AJ : Quelles seront les grandes étapes du prix ?
Julien Brochot : La première étape, c’est la phase d’inscription, jusqu’au 18 juin 2025. Il faut aux candidats produire une proposition de loi, comme un exposé des motifs dans les grandes lignes et les soumettre à un jury de présélection qui procédera à une sélection des candidats qui auront le privilège de soutenir leur proposition de loi en septembre dans le cadre de la grande rentrée des avocats organisée par le CNB. La finale, qui se tiendra courant octobre, tournera autour de l’exposé des motifs, pourquoi pas avec des textes rédigés et une présentation orale, qui sera un vrai exercice d’éloquence, à l’image de ce qu’a fait Badinter devant l’Assemblée nationale à l’époque de l’abolition. J’espère un maximum de candidatures : nous sommes conscients que le projet est ambitieux, très engageant. Pour rédiger une proposition de loi, il faut déjà avoir une idée, et exposer des motifs nécessite de travailler l’environnement juridique et politique. Cela pourrait peut-être un peu décourageant, mais c’est ce qui fait le sel de l’exercice. Ce cheminement est très utile, ce ne sera jamais un travail en vain. Parfois un concours d’éloquence est un prétexte pour faire de bons mots et exprimer une jolie parole, mais là le sujet n’est pas un prétexte, mais un support qui doit être solide. Ce concours est aussi l’opportunité pour se former, et même, pourquoi pas, de créer des vocations. Moi-même, c’est en m’intéressant aux travaux parlementaires, que j’ai pu développer des atomes crochus avec une matière, développer une clientèle ou une argumentation nouvelle. C’est aussi un tremplin pour soi.

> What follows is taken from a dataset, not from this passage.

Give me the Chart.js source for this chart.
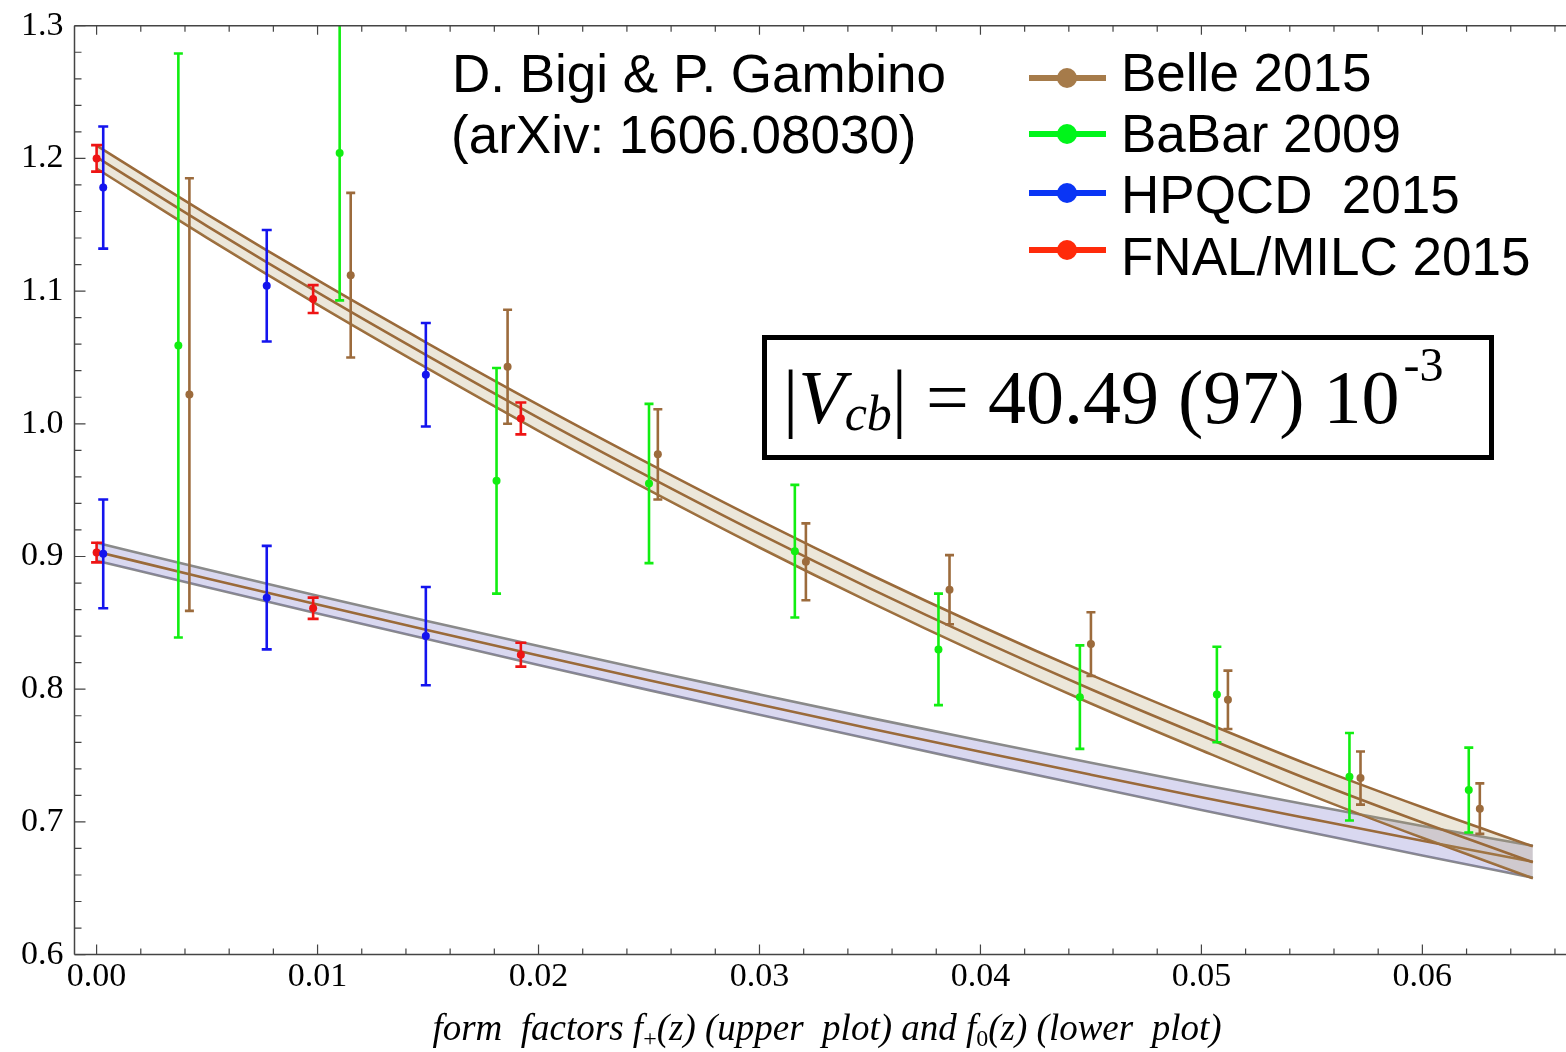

Valentine Guiriato : Ce qu’on a voulu, ce n’est pas un concours d’éloquence comme les autres. Nous voulions aborder une vision politique de la profession, de son avenir. Nous avions envie de quelque chose d’innovant, d’une réflexion. Alors, nous avons bien conscience que cela demande un travail important. Mais ceux qui participent à des concours d’éloquence travaillent également énormément ! Ce concours demande juste un travail de nature différente. Nous avons envie d’être étonnés et avons vraiment hâte de lire ces propositions de loi.